We help our teams excel.

Stakeholder demos and roadmaps allow managers to see what their teams are producing. But managers need more. They need to know whether their teams are working effectively and how they can help them succeed.

Unlike the other practices in this book, which are aimed at team members, this practice is for managers. It’s primarily for team-level managers, but the ideas can be applied by middle and senior managers as well. In an environment where teams decide for themselves how work will be done (see “Key Idea: Self-Organizing Teams” on p.XX), what do managers do, and how do they help their teams excel?

Most organizations use measurement-based management: gathering metrics, asking for reports, and designing rewards to incentivize the right behavior. It’s a time-honored approach to management that stretches back to the invention of the assembly line.

Measurement-based management doesn’t work.

There’s just one problem. It doesn’t work.

Theory X and Theory Y

In the 1950’s, Douglas McGregor identified two opposing styles of management: Theory X and Theory Y. The two styles are each based on an underlying theory of worker motivation.

Theory X managers believe that workers dislike work and try to avoid it. As a result, workers have to be coerced and controlled. Extrinsic motivators such as pay, benefits, and other rewards are the primary mechanism for forcing employees to do what is needed. Furthermore, Theory X managers believe, workers want to be treated this way, because they’re inherently unambitious and avoid responsibility. Under Theory X management, the design and implementation of extrinsic motivation schemes, using tools such as measurement and rewards, is central to good management.

Theory Y managers believe that workers enjoy work and are capable of self-direction. They seek responsibility and enjoy problem-solving. Intrinsic motivators such as the satisfaction of doing a good job, contributing to a group effort, and solving hard problems are the primary drivers of employee behavior. Under Theory Y management, providing context and inspiration, so workers can work without close supervision, is central to good management.

Measurement-based management is a Theory X approach. It’s based on using extrinsic motivators to incentivize correct behavior. Agile, in contrast, is a Theory Y approach. Agile team members are expected to be intrinsically motivated to solve problems and achieve organizational goals. They need to be able to decide for themselves what to work on, who will do it, and how the work will be done.

Agile requires Theory Y management.

These assumptions are built into the foundations of Agile. Theory Y management is expected and required for Agile to succeed. Theory X management won’t work. Even if you strip out the disrespect for workers, Theory X’s underlying reliance on measurements and rewards distorts behavior and creates dysfunction. I’ll explain in a moment.

The Role of Agile Management

Some managers worry that there’s no place for them in an Agile environment. Nothing could be further from the truth. Managers’ role changes, but it isn’t diminished. In fact, by delegating details to their teams, managers are freed up to focus on activities that have more impact.

Agile managers manage the work system rather than individual work.
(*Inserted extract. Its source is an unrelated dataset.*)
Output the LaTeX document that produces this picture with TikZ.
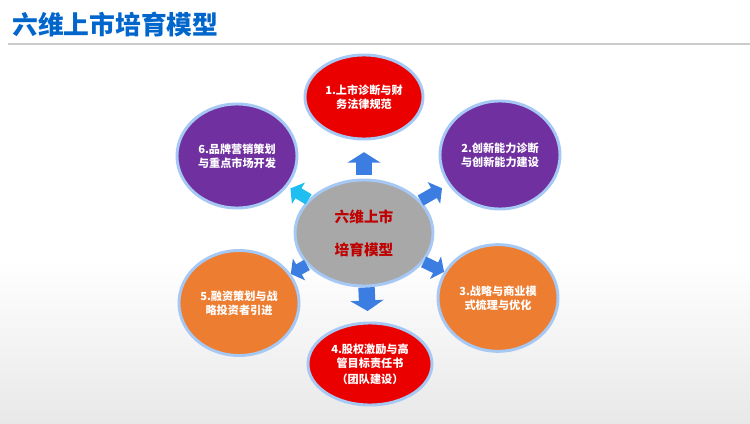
\documentclass[tikz,border=0pt]{standalone}
\usepackage{fontspec}
\setmainfont{Noto Sans CJK SC}
\usetikzlibrary{shapes.geometric,arrows.meta}

\definecolor{titleblue}{RGB}{0,102,204}
\definecolor{glowblue}{RGB}{165,200,245}
\definecolor{arrowblue}{RGB}{60,125,225}
\definecolor{arrowcyan}{RGB}{30,190,240}
\definecolor{bubblered}{RGB}{235,0,0}
\definecolor{bubblepurple}{RGB}{112,48,160}
\definecolor{bubbleorange}{RGB}{237,125,49}
\definecolor{hubgray}{RGB}{168,168,168}
\definecolor{hubred}{RGB}{192,0,0}

\tikzset{
  bubble/.style={ellipse,draw=glowblue,line width=2.5pt,inner sep=0pt,align=center,
    text=white,font=\fontsize{9.5}{12}\selectfont\bfseries},
  hub/.style={bubble,fill=hubgray,text=hubred,minimum width=4.14cm,minimum height=3.18cm,
    font=\fontsize{12.5}{14}\selectfont\bfseries},
  varr/.style={draw=arrowblue,line width=14pt,-{Triangle[width=28pt,length=9pt]}},
  darr/.style={draw=arrowblue,line width=10pt,-{Triangle[width=21pt,length=8pt]}},
}

\begin{document}
\begin{tikzpicture}[x=0.03cm,y=-0.03cm]
\useasboundingbox (0,0) rectangle (750,424);
\fill[white] (0,0) rectangle (750,424);
\shade[top color=white,bottom color=black!9] (0,260) rectangle (750,424);

% title
\node[anchor=west,inner sep=0pt,text=titleblue,font=\fontsize{22}{24}\selectfont\bfseries] (title) at (12,25) {六维上市培育模型};
\draw[black!20,line width=1.2pt] (8,44) -- (750,44);

% hub and six bubbles
\node[hub] (hub) at (364,233) {六维上市\\[14pt]培育模型};
\node[bubble,fill=bubblered,minimum width=3.54cm,minimum height=2.52cm] (n1) at (364,97) {1.上市诊断与财\\务法律规范};
\node[bubble,fill=bubblepurple,minimum width=3.6cm,minimum height=3.24cm] (n2) at (500,155) {2.创新能力诊断\\与创新能力建设};
\node[bubble,fill=bubbleorange,minimum width=3.6cm,minimum height=3.2cm] (n3) at (498,298) {3.战略与商业模\\式梳理与优化};
\node[bubble,fill=bubblered,minimum width=3.72cm,minimum height=2.46cm] (n4) at (370,364) {4.股权激励与高\\管目标责任书\\[2pt]（团队建设）};
\node[bubble,fill=bubbleorange,minimum width=3.6cm,minimum height=3.15cm] (n5) at (239,303) {5.融资策划与战\\略投资者引进};
\node[bubble,fill=bubblepurple,minimum width=3.6cm,minimum height=3.12cm] (n6) at (237,156) {6.品牌营销策划\\与重点市场开发};

% block arrows
\foreach \n/\s/\a/\b in {n1/varr/3pt/10pt,n4/varr/0pt/9pt,n2/darr/0pt/6pt,
                         n3/darr/0pt/0pt,n5/darr/0pt/0pt}
  \draw[\s,shorten <=\a,shorten >=\b] (hub) -- (\n);
\draw[darr,draw=arrowcyan,shorten >=3pt] (hub) -- (n6);
\end{tikzpicture}
\end{document}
They set their teams up for success. Their job is to guide their teams’ context so that each team makes correct choices without explicit management involvement. In practice, this means team managers:2

2Thanks to Diana Larsen for her contributions to this list.

  • Make sure the right people are on the team, so that the team has all the skills needed for its work. This includes coordinating hiring and promotions.

  • Make sure the team includes the coaches it needs.

  • Mediate interpersonal conflicts, help team members navigate the chaos of change, and help team members jell as a team.

  • Help individual team members develop their careers. Mentor individuals to become future leaders and encourage team members to cross-train so that the team is resilient to the loss of any one person.

  • Monitor the team’s progress towards fluency (see the skill checklists in the introductions to Parts II-IV) and coordinate with the team’s coaches to procure training and other resources the team needs to reach fluency.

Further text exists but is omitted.